Will Talbot-Davies
- Born: Will Talbot-Davies 11 September 1997 (age 29) High Wycombe, England
- Height: 191 cm (6 ft 3 in)
- Weight: 96 kg (15 st 2 lb)

Rugby union career
- Current team: Retired Pro RFC

Senior career
- Years: Team / Apps / (Points)
- 2016–2022: Dragons / 35 / (30)
- 2022–23: Coventry / 25 / (57)
- 2023–26: London Scottish / 45 / (20)
- Correct as of 6 November 2022

International career
- Years: Team / Apps / (Points)
- 2017: Wales U20s / 5 / (0)
- Correct as of 6 November 2022

National sevens team
- Years: Team /  / Comps
- 2017–2018: Wales /  / 11

= Will Talbot-Davies =

English rugby union footballer

Will Talbot-Davies (born 11 September 1997) is a lawyer and ex-professional rugby union player who played for Wales, Dragons, Coventry and London Scottish as a fullback, centre or winger.

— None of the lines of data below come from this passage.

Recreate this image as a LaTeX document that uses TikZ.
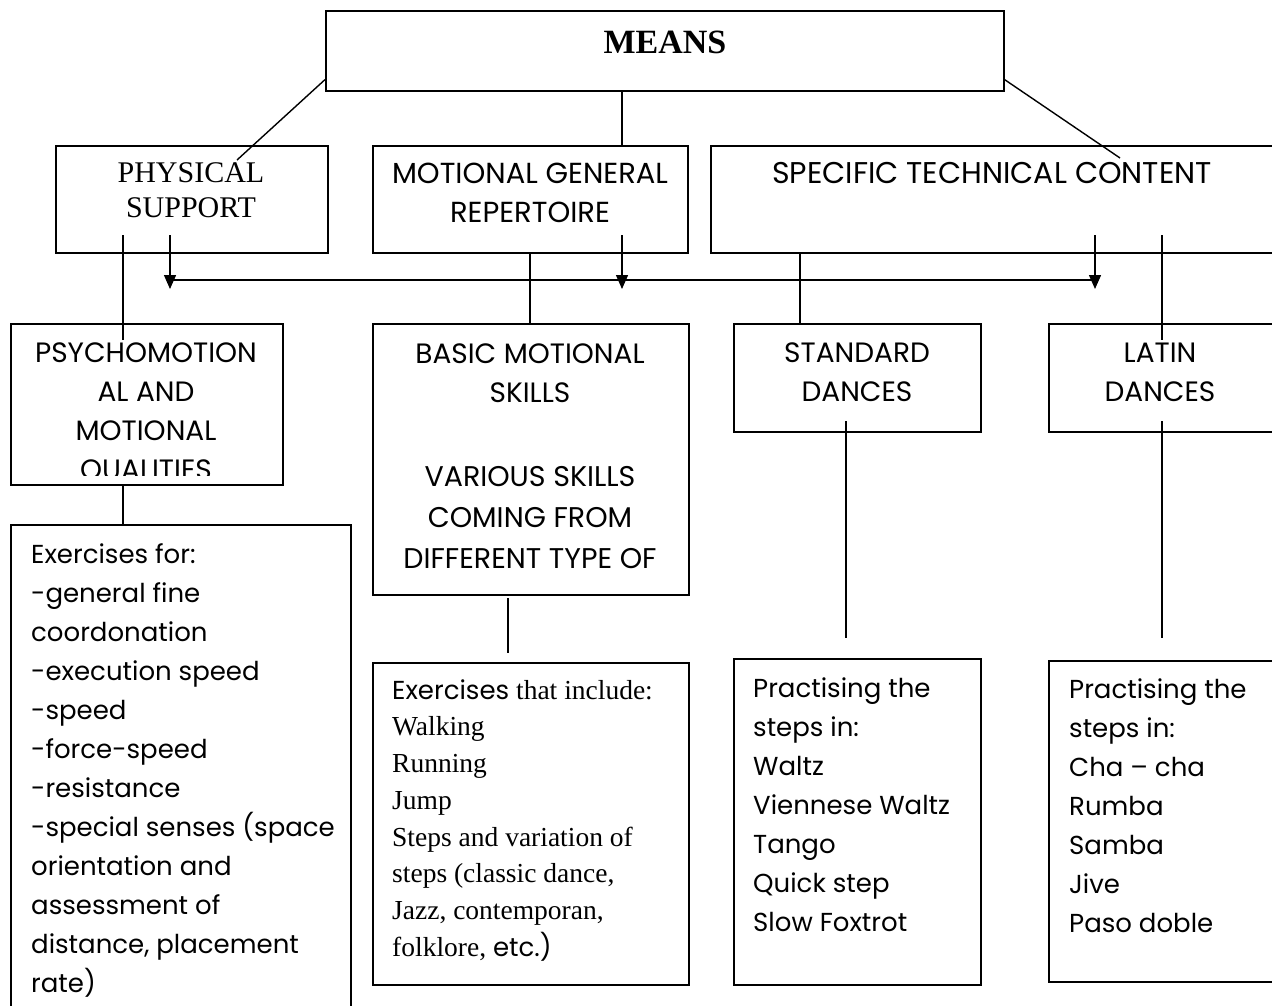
\documentclass[tikz,border=0pt]{standalone}
\usepackage{fontspec}
\setmainfont{Liberation Serif}
\newfontfamily\gothic{Poppins}
\usetikzlibrary{arrows.meta,calc}

% first-line strut: fixes the distance from a text node's top to its first baseline
\newcommand\topstrut{\rule{0pt}{30pt}}

\tikzset{
  frame/.style={draw, line width=1.6pt, inner sep=0pt, anchor=north west},
  link/.style={line width=1.4pt},
  drop/.style={line width=1.4pt, -{Triangle[length=14pt,width=12pt]}},
  capsC/.style={font=\gothic\fontsize{#1}{39}\selectfont, inner sep=0pt, align=center, anchor=north},
  capsC/.default=28,
  bigcapsC/.style={font=\gothic\fontsize{28.5}{41}\selectfont, inner sep=0pt, align=center, anchor=north},
  serifC/.style={font=\fontsize{30}{35}\selectfont, inner sep=0pt, align=center, anchor=north},
  listL/.style={font=\gothic\fontsize{26}{39}\selectfont, inner sep=0pt, align=left, anchor=north west},
  mixL/.style={font=\fontsize{27.5}{36.7}\selectfont, inner sep=0pt, align=left, anchor=north west},
}

\begin{document}
\begin{tikzpicture}[x=1pt,y=-1pt]
\useasboundingbox (0,0) rectangle (1272,1005);
\fill[white] (0,0) rectangle (1272,1005);

% ---- boxes ----
\node[frame, minimum width=678, minimum height=80]  (means) at (325,10) {};
\node[frame, minimum width=272, minimum height=107] (phys)  at (55,145) {};
\node[frame, minimum width=315, minimum height=107] (mgr)   at (372,145) {};
\node[frame, minimum width=570, minimum height=107] (stc)   at (710,145) {};
\node[frame, minimum width=272, minimum height=161] (psy)   at (10,323) {};
\node[frame, minimum width=316, minimum height=271] (bms)   at (372,323) {};
\node[frame, minimum width=247, minimum height=108] (std)   at (733,323) {};
\node[frame, minimum width=232, minimum height=108] (lat)   at (1048,323) {};
\node[frame, minimum width=340, minimum height=500] (exf)   at (10,524) {};
\node[frame, minimum width=316, minimum height=322] (exi)   at (372,662) {};
\node[frame, minimum width=247, minimum height=326] (pst)   at (733,658) {};
\node[frame, minimum width=232, minimum height=321] (plt)   at (1048,660) {};

% ---- texts ----
\node[font=\bfseries\fontsize{34}{40}\selectfont, inner sep=0pt, anchor=base] (meansT) at (665,53) {MEANS};
\node[serifC] (physT) at (191,152) {\topstrut PHYSICAL\\SUPPORT};
\node[capsC=29] (mgrT) at (530,153) {\topstrut MOTIONAL GENERAL\\REPERTOIRE};
\node[capsC=30] (stcT) at (992,153) {\topstrut SPECIFIC TECHNICAL CONTENT};
\begin{scope}
  \clip (10,323) rectangle (282,475);
  \node[capsC] (psyT) at (146,332) {\topstrut PSYCHOMOTION\\AL AND\\MOTIONAL\\QUALITIES};
\end{scope}
\node[capsC] (bmsT) at (530,333) {\topstrut BASIC MOTIONAL\\SKILLS};
\node[bigcapsC] (bmsS) at (530,456) {\topstrut VARIOUS SKILLS\\COMING FROM\\DIFFERENT TYPE OF};
\node[capsC] (stdT) at (857,332) {\topstrut STANDARD\\DANCES};
\node[capsC] (latT) at (1160,332) {\topstrut LATIN\\DANCES};

\node[listL] (exfT) at (31,533) {\topstrut Exercises for:\\-general fine\\coordonation\\-execution speed\\-speed\\-force-speed\\-resistance\\-special senses (space\\orientation and\\assessment of\\distance, placement\\rate)};
\node[mixL] (exiT) at (392,669) {\topstrut{\gothic\fontsize{26}{36.7}\selectfont Exercises} that include:\\Walking\\Running\\Jump\\Steps and variation of\\steps (classic dance,\\Jazz, contemporan,\\folklore, {\gothic\fontsize{26}{36.7}\selectfont etc.)}};
\node[listL] (pstT) at (753,667) {\topstrut Practising the\\steps in:\\Waltz\\Viennese Waltz\\Tango\\Quick step\\Slow Foxtrot};
\node[listL] (pltT) at (1069,668) {\topstrut Practising the\\steps in:\\Cha – cha\\Rumba\\Samba\\Jive\\Paso doble};

% ---- reference levels for the connectors ----
\coordinate (xa) at (123,0);
\coordinate (xb) at (170,0);
\coordinate (xc) at (530,0);
\coordinate (xd) at (622,0);
\coordinate (xe) at (800,0);
\coordinate (xf) at (1095,0);
\coordinate (xg) at (1162,0);
\coordinate (xh) at (508,0);
\coordinate (xi) at (846,0);
\coordinate (ya) at (0,235);
\coordinate (yb) at (0,280);
\coordinate (yc) at (0,289);
\coordinate (yd) at (0,340);
\coordinate (ye) at (0,598);
\coordinate (yf) at (0,653);
\coordinate (yg) at (0,421);
\coordinate (yh) at (0,638);
\coordinate (pinL) at (237,160);
\coordinate (pinR) at (1120,158);

% ---- connectors ----
\draw[link] ($(means.south west)+(0,-12)$) -- (pinL);
\draw[link] ($(means.south east)+(0,-12)$) -- (pinR);
\draw[link] (means.south -| xd) -- (mgr.north -| xd);

\draw[link] (xa |- ya) -- (xa |- yd);
\draw[link] (mgr.south -| xc) -- (bms.north -| xc);
\draw[link] (stc.south -| xe) -- (std.north -| xe);
\draw[link] (xg |- ya) -- (xg |- yd);

\draw[link] (xb |- yb) -- (xf |- yb);
\draw[drop] (xb |- ya) -- (xb |- yc);
\draw[drop] (xd |- ya) -- (xd |- yc);
\draw[drop] (xf |- ya) -- (xf |- yc);

\draw[link] (psy.south -| xa) -- (exf.north -| xa);
\draw[link] (xh |- ye) -- (xh |- yf);
\draw[link] (xi |- yg) -- (xi |- yh);
\draw[link] (xg |- yg) -- (xg |- yh);
\end{tikzpicture}
\end{document}
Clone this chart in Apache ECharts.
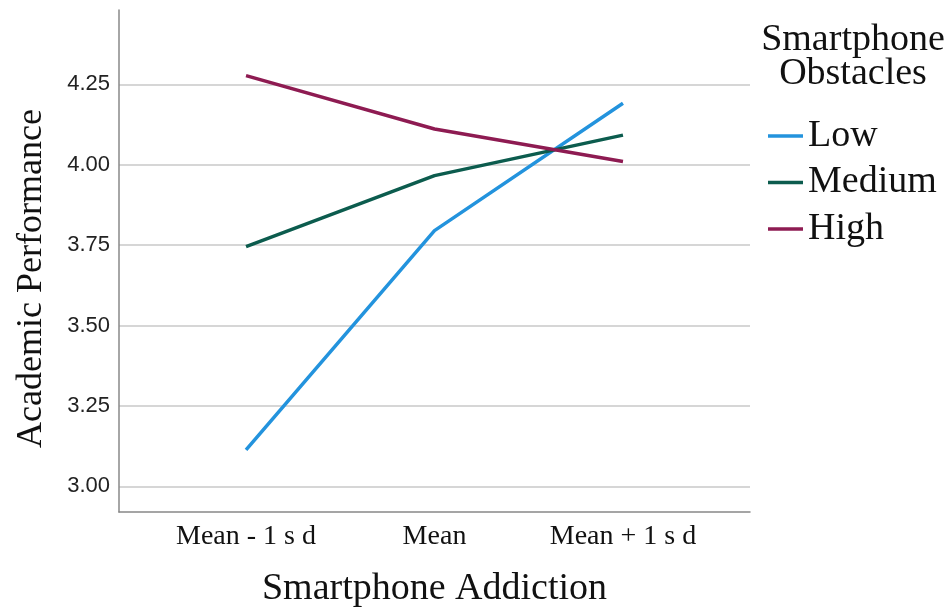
<!DOCTYPE html>
<html><head><meta charset="utf-8">
<script src="https://cdn.jsdelivr.net/npm/echarts@6/dist/echarts.min.js"></script>
<style>html,body{margin:0;padding:0;background:#fff}#c{width:950px;height:613px}</style>
</head><body><div id="c"></div>
<script>
const categories = ['Mean - 1 s d', 'Mean', 'Mean + 1 s d'];
const seriesNames = ['Low', 'Medium', 'High'];
const lowValues = [3.113, 3.795, 4.191];
const mediumValues = [3.745, 3.966, 4.092];
const highValues = [4.277, 4.111, 4.010];
const yTicks = [3.00, 3.25, 3.50, 3.75, 4.00, 4.25];
const colors = ['#2393dd', '#0c5c4e', '#8e1b52'];

const allValues = [lowValues, mediumValues, highValues];
const chart = echarts.init(document.getElementById('c'));
chart.setOption({
  animation: false,
  backgroundColor: '#fff',
  grid: { left: 119, right: 200, top: 10, bottom: 100, containLabel: false },
  xAxis: {
    type: 'value', min: -0.674, max: 2.674,
    name: 'Smartphone Addiction', nameLocation: 'middle', nameGap: 58,
    nameTextStyle: { fontFamily: 'Liberation Serif', fontSize: 38, color: '#111' },
    axisLine: { show: true, onZero: false, lineStyle: { color: '#888', width: 1.5 } },
    axisTick: { show: false, customValues: [0, 1, 2] },
    splitLine: { show: false },
    axisLabel: {
      customValues: [0, 1, 2], margin: 11,
      formatter: v => categories[Math.round(v)],
      fontFamily: 'Liberation Serif', fontSize: 28, color: '#111'
    }
  },
  yAxis: {
    type: 'value', min: 2.92, max: 4.481,
    name: 'Academic Performance', nameLocation: 'middle', nameGap: 69,
    nameTextStyle: { fontFamily: 'Liberation Serif', fontSize: 36, color: '#111', padding: [0, 35, 0, 0] },
    axisLine: { show: true, onZero: false, lineStyle: { color: '#888', width: 1.5 } },
    axisTick: { show: false, customValues: yTicks },
    splitLine: { show: true, lineStyle: { color: '#c8c8c8', width: 1.5 } },
    axisLabel: {
      customValues: yTicks, margin: 9,
      formatter: v => v.toFixed(2),
      fontFamily: 'Liberation Sans', fontSize: 22, color: '#222'
    }
  },
  legend: {
    orient: 'vertical', left: 763, top: 112,
    icon: 'rect', itemWidth: 35, itemHeight: 3.5, itemGap: 8.5,
    textStyle: { fontFamily: 'Liberation Serif', fontSize: 38, color: '#111', lineHeight: 38 },
    data: seriesNames
  },
  graphic: [
    { type: 'text', x: 853, y: 40, style: { text: 'Smartphone', align: 'center', verticalAlign: 'middle', font: '38px "Liberation Serif"', fill: '#111' } },
    { type: 'text', x: 853, y: 74, style: { text: 'Obstacles', align: 'center', verticalAlign: 'middle', font: '38px "Liberation Serif"', fill: '#111' } }
  ],
  series: seriesNames.map((n, i) => ({
    name: n, type: 'line', symbol: 'none',
    lineStyle: { color: colors[i], width: 3.5 },
    itemStyle: { color: colors[i] },
    data: allValues[i].map((v, j) => [j, v])
  }))
});
</script></body></html>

Talbot-Davies won multiple academic and sport scholarships, enabling him to attend Warwick Junior then Solihull Senior schools. He played football, golf, tennis, rugby and cricket at County, academy and National levels before progressing rugby through Warwickshire, Midlands, Welsh Exiles to Wales U18 and their subsequent tour to South Africa.

Pursuing a Law degree at Cardiff University, whilst there, he played for Wales U20 through their 6nations and then the U20s World Cup in Georgia. After he went on to the Senior 7s team travelling around the World Series through eleven tournaments, finishing at the San Francisco 7s World Cup in 2018. He also made his debut for the Dragons 1st team against Leicester in front of over 17,500 spectators in 2016 after being nurtured playing for their Academy, Bedwas and Ebbw Vale RFC.

The Covid pandemic and a serious double injury, playing Bordeaux in the European Champions Cup, halted progress. After a long rehabilitation and helping Newport to win the Welsh Cup, for the first time in a generation, Talbot-Davies recovered to finish the Dragons’ next season against Ulster and Munster.

In June 2022, Talbot-Davies returned home to play for his local club, Coventry RFC for the 2022-23 English Championship season, mentoring their young backs to their highest league position in the professional era. Then in June 2023 he moved to London to complete his legal training.

Talbot-Davies qualified as a Solicitor, specialising in Corporate and Commercial Law, with Russell-Cooke in London. He retired from professional rugby in 2026 to focus on applying his new skills to his love of all sports, transferring to specialist firm, Onside Law.